Wednesday, January 30, 2013


We’re all familiar with the Serenity prayer, right? Asking for the serenity to accept what can’t be changed, the courage to change what can be changed and the wisdom to know the difference.
Well, I’ll give you a hint—the only thing you can really change is you—your reaction to a situation, your behavior. Try to change anyone else or change the situation without changing your behavior, and they call that insanity in another commonly used idiom. Seems simple enough, yes?

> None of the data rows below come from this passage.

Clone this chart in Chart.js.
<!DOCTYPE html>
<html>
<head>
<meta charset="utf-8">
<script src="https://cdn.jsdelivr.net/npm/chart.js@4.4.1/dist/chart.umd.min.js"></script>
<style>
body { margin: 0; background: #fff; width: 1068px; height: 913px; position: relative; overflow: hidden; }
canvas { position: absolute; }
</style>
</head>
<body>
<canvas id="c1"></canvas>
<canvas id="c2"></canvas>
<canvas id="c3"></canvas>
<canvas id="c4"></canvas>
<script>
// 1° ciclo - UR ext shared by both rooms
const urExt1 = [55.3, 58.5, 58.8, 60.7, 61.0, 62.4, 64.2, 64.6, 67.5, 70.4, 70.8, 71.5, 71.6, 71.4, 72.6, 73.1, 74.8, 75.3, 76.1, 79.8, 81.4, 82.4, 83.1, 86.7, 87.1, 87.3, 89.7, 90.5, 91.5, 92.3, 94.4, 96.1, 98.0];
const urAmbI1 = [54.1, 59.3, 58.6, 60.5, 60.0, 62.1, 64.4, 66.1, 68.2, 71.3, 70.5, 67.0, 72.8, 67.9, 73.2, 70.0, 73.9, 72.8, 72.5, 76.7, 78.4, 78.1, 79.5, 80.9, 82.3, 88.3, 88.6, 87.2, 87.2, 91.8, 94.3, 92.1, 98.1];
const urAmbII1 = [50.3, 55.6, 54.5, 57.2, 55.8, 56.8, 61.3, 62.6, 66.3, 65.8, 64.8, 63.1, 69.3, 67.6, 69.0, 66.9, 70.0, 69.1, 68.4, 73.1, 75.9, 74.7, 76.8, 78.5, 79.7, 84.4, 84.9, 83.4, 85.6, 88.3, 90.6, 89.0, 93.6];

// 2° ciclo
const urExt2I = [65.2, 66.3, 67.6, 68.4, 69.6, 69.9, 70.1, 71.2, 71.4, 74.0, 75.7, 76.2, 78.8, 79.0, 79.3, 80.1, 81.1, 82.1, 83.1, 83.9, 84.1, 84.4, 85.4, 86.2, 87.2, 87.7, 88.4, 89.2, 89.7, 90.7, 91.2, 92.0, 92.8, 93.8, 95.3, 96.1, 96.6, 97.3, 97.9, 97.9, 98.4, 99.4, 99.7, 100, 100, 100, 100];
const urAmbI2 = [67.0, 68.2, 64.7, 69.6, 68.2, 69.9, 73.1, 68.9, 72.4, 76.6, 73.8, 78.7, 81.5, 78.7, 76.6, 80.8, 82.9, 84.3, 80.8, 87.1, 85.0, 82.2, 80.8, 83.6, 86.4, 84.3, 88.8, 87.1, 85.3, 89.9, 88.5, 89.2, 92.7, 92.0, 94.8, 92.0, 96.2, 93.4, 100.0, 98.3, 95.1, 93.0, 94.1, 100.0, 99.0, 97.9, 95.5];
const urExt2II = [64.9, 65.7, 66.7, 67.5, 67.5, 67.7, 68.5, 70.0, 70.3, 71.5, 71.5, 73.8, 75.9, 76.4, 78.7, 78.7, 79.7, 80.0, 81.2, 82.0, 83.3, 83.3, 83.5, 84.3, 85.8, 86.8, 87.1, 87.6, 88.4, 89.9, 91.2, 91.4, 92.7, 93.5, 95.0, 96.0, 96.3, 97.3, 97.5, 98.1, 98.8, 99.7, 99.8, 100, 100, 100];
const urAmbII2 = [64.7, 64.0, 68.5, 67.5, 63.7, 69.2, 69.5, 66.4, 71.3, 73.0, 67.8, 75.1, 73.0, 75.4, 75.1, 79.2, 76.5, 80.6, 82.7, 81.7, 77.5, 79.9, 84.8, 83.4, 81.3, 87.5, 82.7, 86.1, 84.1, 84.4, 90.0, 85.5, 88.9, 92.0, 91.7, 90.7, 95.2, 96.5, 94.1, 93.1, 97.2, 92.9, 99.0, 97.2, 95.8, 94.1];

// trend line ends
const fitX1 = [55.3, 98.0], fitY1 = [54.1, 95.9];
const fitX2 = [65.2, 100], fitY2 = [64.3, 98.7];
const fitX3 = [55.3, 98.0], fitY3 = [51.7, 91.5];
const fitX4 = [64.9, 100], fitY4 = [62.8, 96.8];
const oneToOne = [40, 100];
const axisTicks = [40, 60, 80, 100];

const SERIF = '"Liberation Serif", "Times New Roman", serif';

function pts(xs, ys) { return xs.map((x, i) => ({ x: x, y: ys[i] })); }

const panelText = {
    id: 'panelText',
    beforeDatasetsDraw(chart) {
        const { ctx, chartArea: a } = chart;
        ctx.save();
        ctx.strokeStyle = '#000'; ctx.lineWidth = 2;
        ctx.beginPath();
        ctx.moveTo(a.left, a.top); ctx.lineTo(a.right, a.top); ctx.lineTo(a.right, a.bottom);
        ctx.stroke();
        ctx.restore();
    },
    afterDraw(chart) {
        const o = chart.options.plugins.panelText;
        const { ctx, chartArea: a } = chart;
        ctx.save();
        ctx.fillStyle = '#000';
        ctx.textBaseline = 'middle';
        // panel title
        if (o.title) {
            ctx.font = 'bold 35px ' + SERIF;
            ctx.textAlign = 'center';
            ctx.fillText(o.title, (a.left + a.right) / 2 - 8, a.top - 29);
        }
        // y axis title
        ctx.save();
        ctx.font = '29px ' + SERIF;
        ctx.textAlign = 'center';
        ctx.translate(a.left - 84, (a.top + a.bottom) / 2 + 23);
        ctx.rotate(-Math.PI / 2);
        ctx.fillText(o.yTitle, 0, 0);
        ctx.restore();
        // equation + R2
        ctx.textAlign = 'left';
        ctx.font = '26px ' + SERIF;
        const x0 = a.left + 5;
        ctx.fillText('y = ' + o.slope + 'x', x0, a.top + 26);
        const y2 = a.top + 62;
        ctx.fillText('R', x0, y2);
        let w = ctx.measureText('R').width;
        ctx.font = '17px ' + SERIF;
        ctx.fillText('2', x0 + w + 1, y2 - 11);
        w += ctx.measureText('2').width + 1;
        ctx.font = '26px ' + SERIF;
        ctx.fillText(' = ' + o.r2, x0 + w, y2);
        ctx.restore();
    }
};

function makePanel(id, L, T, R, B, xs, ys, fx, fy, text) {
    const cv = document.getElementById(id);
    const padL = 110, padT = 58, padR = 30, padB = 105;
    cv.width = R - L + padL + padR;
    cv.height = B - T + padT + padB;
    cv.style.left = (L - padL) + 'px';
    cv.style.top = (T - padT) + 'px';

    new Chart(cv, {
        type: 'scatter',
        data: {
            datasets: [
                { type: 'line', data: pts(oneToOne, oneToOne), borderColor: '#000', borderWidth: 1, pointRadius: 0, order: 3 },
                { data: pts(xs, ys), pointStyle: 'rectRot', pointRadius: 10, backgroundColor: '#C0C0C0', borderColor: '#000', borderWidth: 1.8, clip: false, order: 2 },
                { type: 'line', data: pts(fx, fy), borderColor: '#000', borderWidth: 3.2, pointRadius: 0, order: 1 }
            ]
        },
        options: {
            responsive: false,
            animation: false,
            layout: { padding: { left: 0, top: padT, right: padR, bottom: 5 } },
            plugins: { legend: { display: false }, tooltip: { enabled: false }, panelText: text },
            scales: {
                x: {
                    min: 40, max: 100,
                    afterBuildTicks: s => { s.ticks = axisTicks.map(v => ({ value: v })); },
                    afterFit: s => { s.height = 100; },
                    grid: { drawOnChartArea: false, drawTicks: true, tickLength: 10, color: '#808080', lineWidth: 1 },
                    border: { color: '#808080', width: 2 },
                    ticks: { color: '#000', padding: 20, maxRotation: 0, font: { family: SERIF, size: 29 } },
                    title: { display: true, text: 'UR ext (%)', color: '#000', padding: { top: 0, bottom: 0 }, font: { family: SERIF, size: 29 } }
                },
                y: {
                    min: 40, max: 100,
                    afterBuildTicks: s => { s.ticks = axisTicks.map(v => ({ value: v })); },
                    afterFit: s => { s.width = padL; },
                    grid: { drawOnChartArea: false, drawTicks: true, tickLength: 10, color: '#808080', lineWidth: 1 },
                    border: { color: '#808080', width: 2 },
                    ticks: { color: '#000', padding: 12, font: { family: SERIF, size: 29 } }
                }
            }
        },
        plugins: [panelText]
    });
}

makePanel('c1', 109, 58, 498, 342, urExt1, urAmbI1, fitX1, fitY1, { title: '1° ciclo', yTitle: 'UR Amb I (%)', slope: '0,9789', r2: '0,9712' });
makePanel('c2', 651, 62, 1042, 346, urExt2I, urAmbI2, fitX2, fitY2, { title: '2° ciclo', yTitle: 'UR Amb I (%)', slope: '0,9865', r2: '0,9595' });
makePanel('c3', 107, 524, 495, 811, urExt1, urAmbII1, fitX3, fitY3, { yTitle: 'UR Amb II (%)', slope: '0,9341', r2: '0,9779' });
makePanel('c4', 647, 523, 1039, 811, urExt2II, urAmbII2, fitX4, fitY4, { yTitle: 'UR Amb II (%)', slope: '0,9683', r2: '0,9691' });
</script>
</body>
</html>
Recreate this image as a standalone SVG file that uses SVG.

I’ve been working to get on board with the idea that I am only responsible for my own reaction and I can’t control others … that’s an interesting exercise in a world of deadlines, but it’s a good exercise, because that’s a great environment where, while there’s nothing more that I’d like to control, there’s nothing more out of my personal control. I've learned patience and understanding, usually not under the best of circumstances, while working with deadlines (some imposed by me, some imposed on me),
As writers, fiction is one area where we do have control over the outcome, where we get to create a world seemingly out of thin air, spinning a reality out of an idea and pen and ink (or, yes, keyboard and word processor, but that’s so not romantic). Where else is this possible? In real life, normal people generally don’t play the puppetmaster (not to any positive end, anyway). We don’t get to determine the outcome. But in our fiction, we get to call the shots. We hold the power. It’s heady stuff.
Until we meet that one particular character who tells us how it’s going to be. One year, I decided to try the ‘write a novel in a month’ project, and I had a general idea of what I wanted to write, so I got to writing. And the character decided that she really didn’t like the direction my story was going and she kept demanding her own path. I kept trying to write what I wanted, but it was stilted and forced; she did not want to go where I was writing her and I did not want to go where I was led. I spitefully killed off other characters to try to bend her to my will. Ultimately, my story became a dream sequence of her, walking alone down a city street. We were at an impasse, she and I. Needless to say, I didn’t make it very far into the month that year.
But I did learn a lesson; the wisdom to know the difference is not as simple as it would seem. We have to have the wisdom to know when we are pulling our characters out of their narrative to serve a purpose that is not their own. Sometimes we need to be quiet and to listen. Listen to your characters, so you know the surprises in their stories. Sometimes the story you are meant to tell isn't the one you think you're writing. Sometimes there's something more there, in your subconscious, that needs to come out but needs a vehicle—your character, your setting, something that seems to be off your path—in order to do it. Listen to yourself, so you know when you need some space to let the ideas flow in—or when you need to buckle down and power through a sticky bit of writing.
Wisdom is a tricky thing. It’s elusive and you can generally be assured that when you think you’ve got it, there is still much to learn.

1 comment:

  1. I think you can feel the difference when the character is speaking for themselves as opposed to your pulling them out of the narrative for some task that doesn't quite fit. You're right, in writing as in life, listening is key.